DATA EXTRACT —

+-------+

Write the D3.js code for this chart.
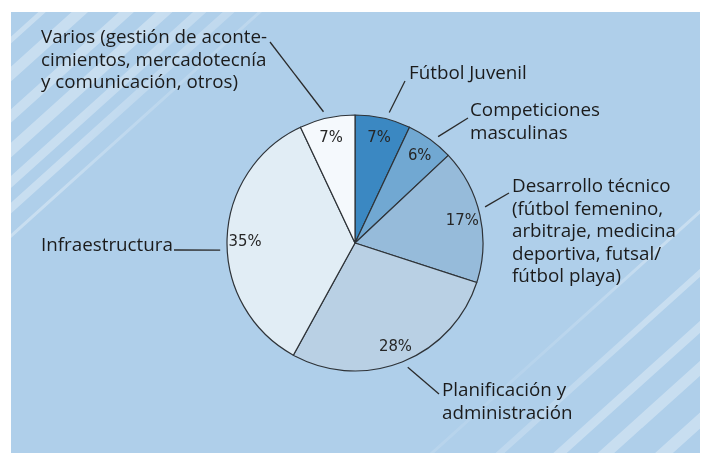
<!DOCTYPE html>
<html>
<meta charset="utf-8">
<style>
    body {
        margin: 0;
        background: #fff;
    }

    .label {
        font-family: 'Open Sans', sans-serif;
        font-size: 18.8px;
        fill: #1b1b1b;
    }

    .pct {
        font-family: 'Liberation Sans Narrow', 'DejaVu Sans Condensed', sans-serif;
        font-size: 16.5px;
        fill: #262626;
    }
</style>

<body>
    <svg id="chart" width="704" height="454"></svg>
    <script src="https://d3js.org/d3.v7.min.js"></script>
    <script>

        // data
        const categories = ["Fútbol Juvenil", "Competiciones masculinas", "Desarrollo técnico",
            "Planificación y administración", "Infraestructura", "Varios"];
        const values = [7, 6, 17, 28, 35, 7];
        const labelLines = [
            ["Fútbol Juvenil"],
            ["Competiciones", "masculinas"],
            ["Desarrollo técnico", "(fútbol femenino,", "arbitraje, medicina", "deportiva, futsal/", "fútbol playa)"],
            ["Planificación y", "administración"],
            ["Infraestructura"],
            ["Varios (gestión de aconte-", "cimientos, mercadotecnía", "y comunicación, otros)"]
        ];
        const colors = ["#3b88c2", "#71a8d2", "#96bbda", "#b9d0e4", "#e1edf5", "#f5f9fd"];

        // where each text block sits, where its leader starts (angle in degrees) and ends
        const labelLayout = [
            { x: 409, y: 79, a: 14.7, ex: 405, ey: 81 },
            { x: 470, y: 116, a: 38, ex: 468, ey: 118 },
            { x: 512, y: 192, a: 74.5, ex: 509, ey: 193 },
            { x: 442, y: 396, a: 157, ex: 439, ey: 394 },
            { x: 41, y: 251, a: 267, ex: 174, ey: 250 },
            { x: 41, y: 43, a: 346.5, ex: 270, ey: 42 }
        ];

        const chart = d3.select("#chart");
        const panel = { x: 11, y: 12, w: 689, h: 441 };
        const cx = 355, cy = 243, radius = 128;
        const lineGap = 22.5;

        // background panel
        const defs = chart.append("defs");
        defs.append("clipPath").attr("id", "panelClip")
            .append("rect")
            .attr("x", panel.x).attr("y", panel.y)
            .attr("width", panel.w).attr("height", panel.h);

        chart.append("rect")
            .attr("x", panel.x).attr("y", panel.y)
            .attr("width", panel.w).attr("height", panel.h)
            .attr("fill", "#afcfea");

        // decorative diagonal stripes, fading towards the pie
        const rg = defs.append("radialGradient").attr("id", "fade")
            .attr("gradientUnits", "userSpaceOnUse")
            .attr("cx", cx).attr("cy", cy).attr("r", 420);
        rg.append("stop").attr("offset", "0.40").attr("stop-color", "#fff").attr("stop-opacity", 0);
        rg.append("stop").attr("offset", "0.72").attr("stop-color", "#fff").attr("stop-opacity", 1);
        rg.append("stop").attr("offset", "1").attr("stop-color", "#fff").attr("stop-opacity", 1);
        defs.append("mask").attr("id", "fadeMask")
            .attr("maskUnits", "userSpaceOnUse")
            .attr("x", 0).attr("y", 0).attr("width", 704).attr("height", 454)
            .append("rect")
            .attr("x", 0).attr("y", 0).attr("width", 704).attr("height", 454)
            .attr("fill", "url(#fade)");

        const stripeAngle = -42;
        // top-left stripes: crossing the left edge at y
        const stripesTL = [
            { y: 40, w: 5 }, { y: 74, w: 11 }, { y: 116, w: 10 },
            { y: 150, w: 11 }, { y: 182, w: 9 }, { y: 208, w: 8 }, { y: 236, w: 3 }
        ];
        // bottom-right stripes: crossing the bottom edge at x
        const stripesBR = [
            { x: 432, w: 3 }, { x: 500, w: 6 }, { x: 560, w: 9 },
            { x: 606, w: 11 }, { x: 664, w: 12 }, { x: 724, w: 10 }
        ];
        const stripeG = chart.append("g")
            .attr("clip-path", "url(#panelClip)")
            .append("g")
            .attr("mask", "url(#fadeMask)")
            .attr("opacity", 0.32);
        stripeG.selectAll(".tl").data(stripesTL).enter()
            .append("rect")
            .attr("x", -400).attr("y", d => -d.w / 2)
            .attr("width", 800).attr("height", d => d.w)
            .attr("transform", d => `translate(${panel.x},${d.y}) rotate(${stripeAngle})`)
            .attr("fill", "#fff");
        stripeG.selectAll(".br").data(stripesBR).enter()
            .append("rect")
            .attr("x", -400).attr("y", d => -d.w / 2)
            .attr("width", 800).attr("height", d => d.w)
            .attr("transform", d => `translate(${d.x},${panel.y + panel.h}) rotate(${stripeAngle})`)
            .attr("fill", "#fff");

        // pie
        const pie = d3.pie().sort(null).value(d => d)(values);
        const arc = d3.arc().innerRadius(0).outerRadius(radius);
        const pctArc = d3.arc().innerRadius(110).outerRadius(110);
        const leaderR = radius + 7;

        const g = chart.append("g").attr("transform", `translate(${cx},${cy})`);

        g.selectAll("path")
            .data(pie)
            .enter()
            .append("path")
            .attr("d", arc)
            .attr("fill", (d, i) => colors[i])
            .attr("stroke", "#2e3338")
            .attr("stroke-width", 1.2)
            .attr("stroke-linejoin", "round");

        g.selectAll(".pct")
            .data(pie)
            .enter()
            .append("text")
            .attr("class", "pct")
            .attr("x", d => pctArc.centroid(d)[0])
            .attr("y", d => pctArc.centroid(d)[1])
            .attr("dy", "0.36em")
            .attr("text-anchor", "middle")
            .text(d => d.data + "%");

        // leader lines
        chart.append("g").selectAll("line")
            .data(labelLayout)
            .enter()
            .append("line")
            .attr("x1", d => cx + leaderR * Math.sin(d.a * Math.PI / 180))
            .attr("y1", d => cy - leaderR * Math.cos(d.a * Math.PI / 180))
            .attr("x2", d => d.ex)
            .attr("y2", d => d.ey)
            .attr("stroke", "#2a2a2a")
            .attr("stroke-width", 1.3);

        // category labels
        const labels = chart.append("g").selectAll("text")
            .data(categories)
            .enter()
            .append("text")
            .attr("class", "label")
            .attr("x", (d, i) => labelLayout[i].x)
            .attr("y", (d, i) => labelLayout[i].y);

        labels.selectAll("tspan")
            .data((d, i) => labelLines[i].map(t => ({ t, i })))
            .enter()
            .append("tspan")
            .attr("x", d => labelLayout[d.i].x)
            .attr("dy", (d, j) => j === 0 ? 0 : lineGap)
            .text(d => d.t);

    </script>
</body>

</html>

+-------+

SET EXERCISE — Reproduce all of the material above word for word. Omit the pictures.

SOLUTION FOR THIS PROBLEM —
Write the D3.js code for this chart.
<!DOCTYPE html>
<html>
<meta charset="utf-8">
<style>
    body {
        margin: 0;
        background: #fff;
    }

    .label {
        font-family: 'Open Sans', sans-serif;
        font-size: 18.8px;
        fill: #1b1b1b;
    }

    .pct {
        font-family: 'Liberation Sans Narrow', 'DejaVu Sans Condensed', sans-serif;
        font-size: 16.5px;
        fill: #262626;
    }
</style>

<body>
    <svg id="chart" width="704" height="454"></svg>
    <script src="https://d3js.org/d3.v7.min.js"></script>
    <script>

        // data
        const categories = ["Fútbol Juvenil", "Competiciones masculinas", "Desarrollo técnico",
            "Planificación y administración", "Infraestructura", "Varios"];
        const values = [7, 6, 17, 28, 35, 7];
        const labelLines = [
            ["Fútbol Juvenil"],
            ["Competiciones", "masculinas"],
            ["Desarrollo técnico", "(fútbol femenino,", "arbitraje, medicina", "deportiva, futsal/", "fútbol playa)"],
            ["Planificación y", "administración"],
            ["Infraestructura"],
            ["Varios (gestión de aconte-", "cimientos, mercadotecnía", "y comunicación, otros)"]
        ];
        const colors = ["#3b88c2", "#71a8d2", "#96bbda", "#b9d0e4", "#e1edf5", "#f5f9fd"];

        // where each text block sits, where its leader starts (angle in degrees) and ends
        const labelLayout = [
            { x: 409, y: 79, a: 14.7, ex: 405, ey: 81 },
            { x: 470, y: 116, a: 38, ex: 468, ey: 118 },
            { x: 512, y: 192, a: 74.5, ex: 509, ey: 193 },
            { x: 442, y: 396, a: 157, ex: 439, ey: 394 },
            { x: 41, y: 251, a: 267, ex: 174, ey: 250 },
            { x: 41, y: 43, a: 346.5, ex: 270, ey: 42 }
        ];

        const chart = d3.select("#chart");
        const panel = { x: 11, y: 12, w: 689, h: 441 };
        const cx = 355, cy = 243, radius = 128;
        const lineGap = 22.5;

        // background panel
        const defs = chart.append("defs");
        defs.append("clipPath").attr("id", "panelClip")
            .append("rect")
            .attr("x", panel.x).attr("y", panel.y)
            .attr("width", panel.w).attr("height", panel.h);

        chart.append("rect")
            .attr("x", panel.x).attr("y", panel.y)
            .attr("width", panel.w).attr("height", panel.h)
            .attr("fill", "#afcfea");

        // decorative diagonal stripes, fading towards the pie
        const rg = defs.append("radialGradient").attr("id", "fade")
            .attr("gradientUnits", "userSpaceOnUse")
            .attr("cx", cx).attr("cy", cy).attr("r", 420);
        rg.append("stop").attr("offset", "0.40").attr("stop-color", "#fff").attr("stop-opacity", 0);
        rg.append("stop").attr("offset", "0.72").attr("stop-color", "#fff").attr("stop-opacity", 1);
        rg.append("stop").attr("offset", "1").attr("stop-color", "#fff").attr("stop-opacity", 1);
        defs.append("mask").attr("id", "fadeMask")
            .attr("maskUnits", "userSpaceOnUse")
            .attr("x", 0).attr("y", 0).attr("width", 704).attr("height", 454)
            .append("rect")
            .attr("x", 0).attr("y", 0).attr("width", 704).attr("height", 454)
            .attr("fill", "url(#fade)");

        const stripeAngle = -42;
        // top-left stripes: crossing the left edge at y
        const stripesTL = [
            { y: 40, w: 5 }, { y: 74, w: 11 }, { y: 116, w: 10 },
            { y: 150, w: 11 }, { y: 182, w: 9 }, { y: 208, w: 8 }, { y: 236, w: 3 }
        ];
        // bottom-right stripes: crossing the bottom edge at x
        const stripesBR = [
            { x: 432, w: 3 }, { x: 500, w: 6 }, { x: 560, w: 9 },
            { x: 606, w: 11 }, { x: 664, w: 12 }, { x: 724, w: 10 }
        ];
        const stripeG = chart.append("g")
            .attr("clip-path", "url(#panelClip)")
            .append("g")
            .attr("mask", "url(#fadeMask)")
            .attr("opacity", 0.32);
        stripeG.selectAll(".tl").data(stripesTL).enter()
            .append("rect")
            .attr("x", -400).attr("y", d => -d.w / 2)
            .attr("width", 800).attr("height", d => d.w)
            .attr("transform", d => `translate(${panel.x},${d.y}) rotate(${stripeAngle})`)
            .attr("fill", "#fff");
        stripeG.selectAll(".br").data(stripesBR).enter()
            .append("rect")
            .attr("x", -400).attr("y", d => -d.w / 2)
            .attr("width", 800).attr("height", d => d.w)
            .attr("transform", d => `translate(${d.x},${panel.y + panel.h}) rotate(${stripeAngle})`)
            .attr("fill", "#fff");

        // pie
        const pie = d3.pie().sort(null).value(d => d)(values);
        const arc = d3.arc().innerRadius(0).outerRadius(radius);
        const pctArc = d3.arc().innerRadius(110).outerRadius(110);
        const leaderR = radius + 7;

        const g = chart.append("g").attr("transform", `translate(${cx},${cy})`);

        g.selectAll("path")
            .data(pie)
            .enter()
            .append("path")
            .attr("d", arc)
            .attr("fill", (d, i) => colors[i])
            .attr("stroke", "#2e3338")
            .attr("stroke-width", 1.2)
            .attr("stroke-linejoin", "round");

        g.selectAll(".pct")
            .data(pie)
            .enter()
            .append("text")
            .attr("class", "pct")
            .attr("x", d => pctArc.centroid(d)[0])
            .attr("y", d => pctArc.centroid(d)[1])
            .attr("dy", "0.36em")
            .attr("text-anchor", "middle")
            .text(d => d.data + "%");

        // leader lines
        chart.append("g").selectAll("line")
            .data(labelLayout)
            .enter()
            .append("line")
            .attr("x1", d => cx + leaderR * Math.sin(d.a * Math.PI / 180))
            .attr("y1", d => cy - leaderR * Math.cos(d.a * Math.PI / 180))
            .attr("x2", d => d.ex)
            .attr("y2", d => d.ey)
            .attr("stroke", "#2a2a2a")
            .attr("stroke-width", 1.3);

        // category labels
        const labels = chart.append("g").selectAll("text")
            .data(categories)
            .enter()
            .append("text")
            .attr("class", "label")
            .attr("x", (d, i) => labelLayout[i].x)
            .attr("y", (d, i) => labelLayout[i].y);

        labels.selectAll("tspan")
            .data((d, i) => labelLines[i].map(t => ({ t, i })))
            .enter()
            .append("tspan")
            .attr("x", d => labelLayout[d.i].x)
            .attr("dy", (d, j) => j === 0 ? 0 : lineGap)
            .text(d => d.t);

    </script>
</body>

</html>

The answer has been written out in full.